— Begin —
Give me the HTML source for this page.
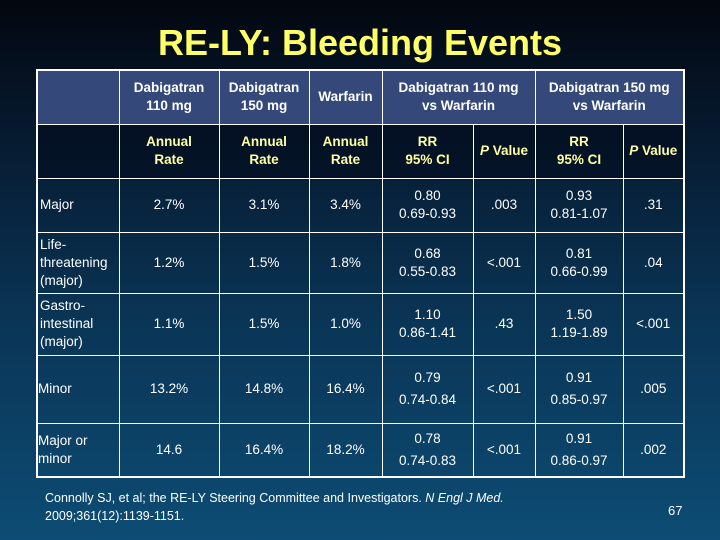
<!DOCTYPE html>
<html><head><meta charset="utf-8">
<style>
html,body{margin:0;padding:0}
body{width:720px;height:540px;overflow:hidden;position:relative;font-family:"Liberation Sans",sans-serif;
background:linear-gradient(180deg,#03070f 0%,#061a30 25%,#0a3556 60%,#0d4c74 100%);}
#title{position:absolute;left:0;width:720px;top:22px;text-align:center;color:#ffff66;font-weight:bold;font-size:36px;margin:0}
table{position:absolute;left:36px;top:69px;border-collapse:collapse;border:2px solid #fff;table-layout:fixed;color:#fff}
td{border:1.5px solid #fff;text-align:center;vertical-align:middle;font-size:13.5px;line-height:18px;padding:0;overflow:hidden}
tr.h1 td{background:#34497a;font-weight:bold;font-size:13.5px}
tr.h2 td{color:#ffffa0;font-weight:bold;font-size:13.5px;background:rgba(4,12,28,0.6)}
td.lab{text-align:left;padding-left:2px}
.foot{position:absolute;left:45px;top:489px;color:#fff;font-size:12.5px;line-height:18px}
.pg{position:absolute;left:668px;top:503px;color:#fff;font-size:13px}
</style></head><body>
<h1 id="title">RE-LY: Bleeding Events</h1>
<table>
<colgroup><col style="width:82px"><col style="width:100px"><col style="width:90px"><col style="width:73px"><col style="width:91px"><col style="width:62px"><col style="width:88px"><col style="width:61px"></colgroup>
<tr class="h1" style="height:54px">
<td></td><td>Dabigatran<br>110 mg</td><td>Dabigatran<br>150 mg</td><td>Warfarin</td><td colspan="2">Dabigatran 110 mg<br>vs Warfarin</td><td colspan="2">Dabigatran 150 mg<br>vs Warfarin</td></tr>
<tr class="h2" style="height:54px">
<td></td><td>Annual<br>Rate</td><td>Annual<br>Rate</td><td>Annual<br>Rate</td><td>RR<br>95% CI</td><td><i>P</i> Value</td><td>RR<br>95% CI</td><td><i>P</i> Value</td></tr>
<tr style="height:54px">
<td class="lab">Major</td><td>2.7%</td><td>3.1%</td><td>3.4%</td><td>0.80<br>0.69-0.93</td><td>.003</td><td>0.93<br>0.81-1.07</td><td>.31</td></tr>
<tr style="height:61px">
<td class="lab">Life-<br>threatening<br>(major)</td><td>1.2%</td><td>1.5%</td><td>1.8%</td><td>0.68<br>0.55-0.83</td><td>&lt;.001</td><td>0.81<br>0.66-0.99</td><td>.04</td></tr>
<tr style="height:62px">
<td class="lab">Gastro-<br>intestinal<br>(major)</td><td>1.1%</td><td>1.5%</td><td>1.0%</td><td>1.10<br>0.86-1.41</td><td>.43</td><td>1.50<br>1.19-1.89</td><td>&lt;.001</td></tr>
<tr style="height:68px">
<td class="lab" style="padding-left:0">Minor</td><td>13.2%</td><td>14.8%</td><td>16.4%</td><td style="line-height:22px">0.79<br>0.74-0.84</td><td>&lt;.001</td><td style="line-height:22px">0.91<br>0.85-0.97</td><td>.005</td></tr>
<tr style="height:54px">
<td class="lab" style="padding-left:0">Major or<br>minor</td><td>14.6</td><td>16.4%</td><td>18.2%</td><td style="line-height:22px">0.78<br>0.74-0.83</td><td>&lt;.001</td><td style="line-height:22px">0.91<br>0.86-0.97</td><td>.002</td></tr>
</table>
<div class="foot">Connolly SJ, et al; the RE-LY Steering Committee and Investigators. <i>N Engl J Med.</i><br>2009;361(12):1139-1151.</div>
<div class="pg">67</div>
</body></html>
— End —
- **What is needed**
Quote the data above in full and without alteration; skip the pictures.

- **Full solution**
Give me the HTML source for this page.
<!DOCTYPE html>
<html><head><meta charset="utf-8">
<style>
html,body{margin:0;padding:0}
body{width:720px;height:540px;overflow:hidden;position:relative;font-family:"Liberation Sans",sans-serif;
background:linear-gradient(180deg,#03070f 0%,#061a30 25%,#0a3556 60%,#0d4c74 100%);}
#title{position:absolute;left:0;width:720px;top:22px;text-align:center;color:#ffff66;font-weight:bold;font-size:36px;margin:0}
table{position:absolute;left:36px;top:69px;border-collapse:collapse;border:2px solid #fff;table-layout:fixed;color:#fff}
td{border:1.5px solid #fff;text-align:center;vertical-align:middle;font-size:13.5px;line-height:18px;padding:0;overflow:hidden}
tr.h1 td{background:#34497a;font-weight:bold;font-size:13.5px}
tr.h2 td{color:#ffffa0;font-weight:bold;font-size:13.5px;background:rgba(4,12,28,0.6)}
td.lab{text-align:left;padding-left:2px}
.foot{position:absolute;left:45px;top:489px;color:#fff;font-size:12.5px;line-height:18px}
.pg{position:absolute;left:668px;top:503px;color:#fff;font-size:13px}
</style></head><body>
<h1 id="title">RE-LY: Bleeding Events</h1>
<table>
<colgroup><col style="width:82px"><col style="width:100px"><col style="width:90px"><col style="width:73px"><col style="width:91px"><col style="width:62px"><col style="width:88px"><col style="width:61px"></colgroup>
<tr class="h1" style="height:54px">
<td></td><td>Dabigatran<br>110 mg</td><td>Dabigatran<br>150 mg</td><td>Warfarin</td><td colspan="2">Dabigatran 110 mg<br>vs Warfarin</td><td colspan="2">Dabigatran 150 mg<br>vs Warfarin</td></tr>
<tr class="h2" style="height:54px">
<td></td><td>Annual<br>Rate</td><td>Annual<br>Rate</td><td>Annual<br>Rate</td><td>RR<br>95% CI</td><td><i>P</i> Value</td><td>RR<br>95% CI</td><td><i>P</i> Value</td></tr>
<tr style="height:54px">
<td class="lab">Major</td><td>2.7%</td><td>3.1%</td><td>3.4%</td><td>0.80<br>0.69-0.93</td><td>.003</td><td>0.93<br>0.81-1.07</td><td>.31</td></tr>
<tr style="height:61px">
<td class="lab">Life-<br>threatening<br>(major)</td><td>1.2%</td><td>1.5%</td><td>1.8%</td><td>0.68<br>0.55-0.83</td><td>&lt;.001</td><td>0.81<br>0.66-0.99</td><td>.04</td></tr>
<tr style="height:62px">
<td class="lab">Gastro-<br>intestinal<br>(major)</td><td>1.1%</td><td>1.5%</td><td>1.0%</td><td>1.10<br>0.86-1.41</td><td>.43</td><td>1.50<br>1.19-1.89</td><td>&lt;.001</td></tr>
<tr style="height:68px">
<td class="lab" style="padding-left:0">Minor</td><td>13.2%</td><td>14.8%</td><td>16.4%</td><td style="line-height:22px">0.79<br>0.74-0.84</td><td>&lt;.001</td><td style="line-height:22px">0.91<br>0.85-0.97</td><td>.005</td></tr>
<tr style="height:54px">
<td class="lab" style="padding-left:0">Major or<br>minor</td><td>14.6</td><td>16.4%</td><td>18.2%</td><td style="line-height:22px">0.78<br>0.74-0.83</td><td>&lt;.001</td><td style="line-height:22px">0.91<br>0.86-0.97</td><td>.002</td></tr>
</table>
<div class="foot">Connolly SJ, et al; the RE-LY Steering Committee and Investigators. <i>N Engl J Med.</i><br>2009;361(12):1139-1151.</div>
<div class="pg">67</div>
</body></html>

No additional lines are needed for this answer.